Value scores 1.7 — the lowest category by far. Service is rigid: "Sorry, sir" is a recurring refrain, with early check-in, late check-out, and off-menu requests triggering charges or refusals. There's no real concierge, no bar, limited dining, and no city views. At a $941 median, that inflexibility stings. Skip it if you want Aman-level ease.
Who is Hoshinoya Tokyo best suited for?
Design lovers, repeat Japan visitors, and couples wanting an onsen-and-ryokan experience without leaving Tokyo. Strong for honeymoons and milestone trips where the hotel is the destination and you plan to stay in and soak. Skip it if you expect Western five-star flexibility, need connecting rooms for kids, want multiple restaurants and a bar, or value spontaneous dining and late-night service — the rules will exhaust you.
When is the best time to book Hoshinoya Tokyo?
Book August at around $791/night — roughly 37% less than December's $1,247/night peak. Tokyo summers are hot and humid, but the rooftop onsen and interior-focused ryokan design make weather less relevant here than at most luxury properties. If December holidays or spring bloom aren't fixed on your calendar, late summer is the clear value window.
How does Hoshinoya Tokyo compare to other luxury hotels in Tokyo?

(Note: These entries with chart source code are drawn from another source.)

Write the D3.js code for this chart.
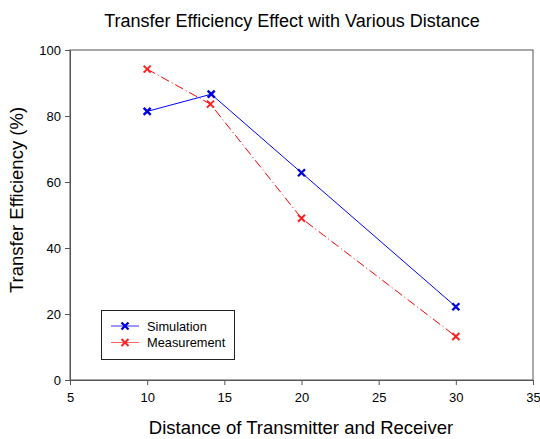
<!DOCTYPE html>
<html><head><meta charset="utf-8">
<script src="https://cdn.jsdelivr.net/npm/d3@7"></script>
<style>body{margin:0;background:#fff}svg{display:block}text{font-family:"Liberation Sans",Arial,sans-serif;fill:#000}</style>
</head><body><svg id="c" width="540" height="439"></svg>
<script>
const xTicks = [5, 10, 15, 20, 25, 30, 35];
const yTicks = [0, 20, 40, 60, 80, 100];
const simX = [10, 14.15, 20, 30];
const simY = [81.4, 86.6, 62.8, 22.2];
const measX = [10, 14.1, 20, 30];
const measY = [94.2, 83.6, 49.0, 13.2];
const seriesNames = ["Simulation", "Measurement"];

const svg = d3.select("#c");
const L = 70, R = 533, T = 50, B = 380;
const x = d3.scaleLinear().domain([5, 35]).range([L, R]);
const y = d3.scaleLinear().domain([0, 100]).range([B, T]);

svg.append("rect").attr("x", L).attr("y", T).attr("width", R - L).attr("height", B - T)
  .attr("fill", "none").attr("stroke", "#555").attr("stroke-width", 1);

const xa = svg.append("g").attr("transform", `translate(0,${B})`)
  .call(d3.axisBottom(x).tickValues(xTicks).tickSize(5).tickPadding(8).tickFormat(d3.format("d")));
const ya = svg.append("g").attr("transform", `translate(${L},0)`)
  .call(d3.axisLeft(y).tickValues(yTicks).tickSize(5).tickPadding(4).tickFormat(d3.format("d")));
[xa, ya].forEach(a => {
  a.select(".domain").attr("stroke", "#555");
  a.selectAll(".tick line").attr("stroke", "#555");
  a.selectAll(".tick text").attr("font-size", 13).attr("fill", "#000")
    .attr("font-family", "'Liberation Sans', Arial, sans-serif");
});

const line = d3.line().x(d => x(d[0])).y(d => y(d[1]));
const sim = simX.map((v, i) => [v, simY[i]]);
const meas = measX.map((v, i) => [v, measY[i]]);

svg.append("path").datum(meas).attr("d", line).attr("fill", "none")
  .attr("stroke", "#ff0000").attr("stroke-width", 1).attr("stroke-dasharray", "9,3,1,3");
svg.append("path").datum(sim).attr("d", line).attr("fill", "none")
  .attr("stroke", "#0000ff").attr("stroke-width", 1);

function marker(g, cx, cy, color, sw) {
  const s = 3.5;
  g.append("path").attr("d", `M${cx - s},${cy - s}L${cx + s},${cy + s}M${cx - s},${cy + s}L${cx + s},${cy - s}`)
    .attr("stroke", color).attr("stroke-width", sw).attr("fill", "none");
}
const mg = svg.append("g");
meas.forEach(d => marker(mg, x(d[0]), y(d[1]), "#ff2020", 2));
sim.forEach(d => marker(mg, x(d[0]), y(d[1]), "#0000dd", 2.4));

const lg = svg.append("g");
lg.append("rect").attr("x", 101.5).attr("y", 310.5).attr("width", 133).attr("height", 49)
  .attr("fill", "#fff").attr("stroke", "#222").attr("stroke-width", 1);
const legColors = ["#0000ff", "#ff0000"];
const markColors = ["#0000dd", "#ff2020"];
seriesNames.forEach((n, i) => {
  const ly = 326 + i * 16.5;
  lg.append("line").attr("x1", 111).attr("x2", 139).attr("y1", ly).attr("y2", ly)
    .attr("stroke", legColors[i]).attr("stroke-opacity", i ? 0.6 : 0.8).attr("stroke-width", 1);
  marker(lg, 125, ly, markColors[i], i ? 2 : 2.4);
  lg.append("text").attr("x", 147).attr("y", ly + 4.5).attr("font-size", 12.8).text(n);
});

svg.append("text").attr("x", 292).attr("y", 27).attr("text-anchor", "middle")
  .attr("font-size", 18).text("Transfer Efficiency Effect with Various Distance");
svg.append("text").attr("x", 301).attr("y", 434).attr("text-anchor", "middle")
  .attr("font-size", 18.5).text("Distance of Transmitter and Receiver");
svg.append("text").attr("transform", "translate(23,200) rotate(-90)").attr("text-anchor", "middle")
  .attr("font-size", 18.5).text("Transfer Efficiency (%)");
</script></body></html>
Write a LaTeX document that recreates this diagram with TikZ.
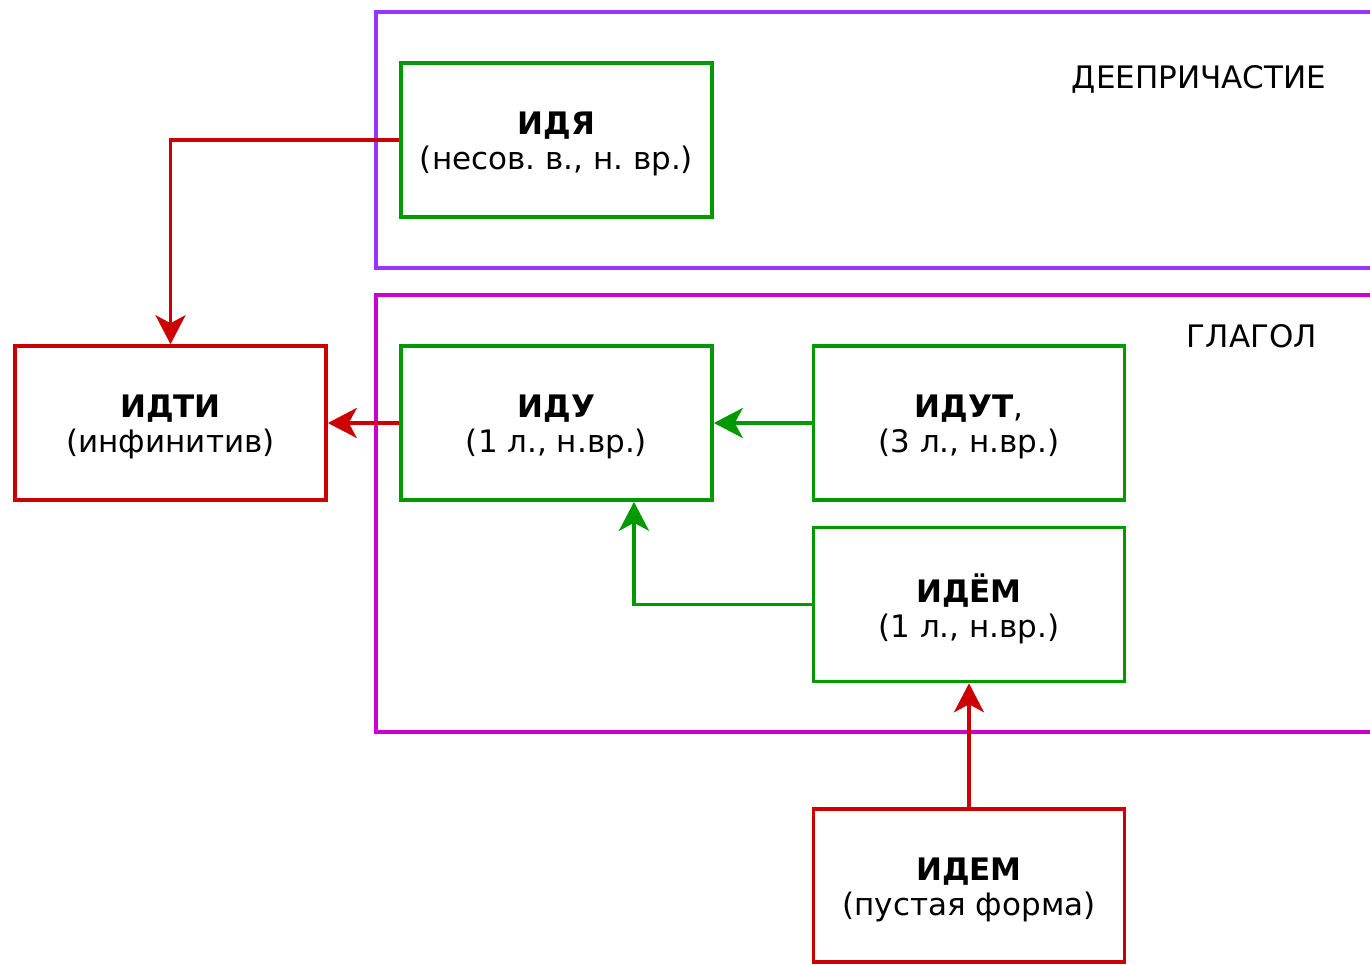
\documentclass[tikz,border=0pt]{standalone}
\usepackage{fontspec}
\setmainfont{DejaVu Sans}
\usetikzlibrary{arrows.meta}
\definecolor{grn}{HTML}{009900}
\definecolor{rd}{HTML}{CC0000}
\definecolor{prp}{HTML}{9933FF}
\definecolor{mgn}{HTML}{CC00CC}
\frenchspacing
\tikzset{
  formbox/.style={draw, line width=3.6pt, minimum width=311pt, minimum height=154pt,
    inner sep=0pt},
  greenbox/.style={formbox, draw=grn},
  redbox/.style={formbox, draw=rd},
  boxtext/.style={align=center, inner sep=0pt, yshift=-4pt,
    font=\fontsize{31}{35}\selectfont},
  group/.style={line width=3.6pt},
  grouplabel/.style={inner sep=0pt, font=\fontsize{31}{35}\selectfont},
  link/.style={line width=3.6pt, -{Stealth[length=29pt, width=30pt, inset=8pt]}},
}
\begin{document}
\begin{tikzpicture}[x=1pt, y=-1pt]
  \useasboundingbox (0,0) rectangle (1370,964);

  % containers for the two parts of speech
  \draw[group, draw=prp] (1400,12) -- (376,12) -- (376,268) -- (1400,268);
  \draw[group, draw=mgn] (1400,295) -- (376,295) -- (376,732) -- (1400,732);
  \node[grouplabel] (lblger) at (1199,79) {ДЕЕПРИЧАСТИЕ};
  \node[grouplabel] (lblverb) at (1252,336) {ГЛАГОЛ};

  % word forms
  \node[greenbox, label={[boxtext]center:\textbf{ИДЯ}\\(несов. в., н. вр.)}] (idya) at (556.5,140) {};
  \node[redbox, label={[boxtext]center:\textbf{ИДТИ}\\(инфинитив)}] (idti) at (170.5,423) {};
  \node[greenbox, label={[boxtext]center:\textbf{ИДУ}\\(1 л., н.вр.)}] (idu) at (556.5,423) {};
  \node[greenbox, label={[boxtext]center:\textbf{ИДУТ},\\(3 л., н.вр.)}] (idut) at (969,423) {};
  \node[greenbox, label={[boxtext]center:\textbf{ИДЁМ}\\(1 л., н.вр.)}] (idyom) at (969,604.5) {};
  \node[redbox, minimum height=153pt, label={[boxtext]center:\textbf{ИДЕМ}\\(пустая форма)}] (idem) at (969,885.5) {};

  % derivation links
  \draw[link, draw=rd] (idya.west) -| (idti.north);
  \draw[link, draw=rd] (idu.west) -- (idti.east);
  \draw[link, draw=grn] (idut.west) -- (idu.east);
  \draw[link, draw=grn] (idyom.west) -| ([xshift=77.5pt]idu.south);
  \draw[link, draw=rd] (idem.north) -- (idyom.south);
\end{tikzpicture}
\end{document}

Hoshinoya trails the Western-style competition on rating. Park Hyatt Tokyo scores 6.3/10 from $852/night, The Peninsula Tokyo 5.8/10 from $652, and Mandarin Oriental Tokyo 5.5/10 from $527 — all ahead of Hoshinoya's 3.7. But none offer a rooftop onsen or tatami ryokan format. Pick Hoshinoya for the cultural experience; pick the Peninsula or Mandarin for flexibility, dining variety, and city views at a lower entry price.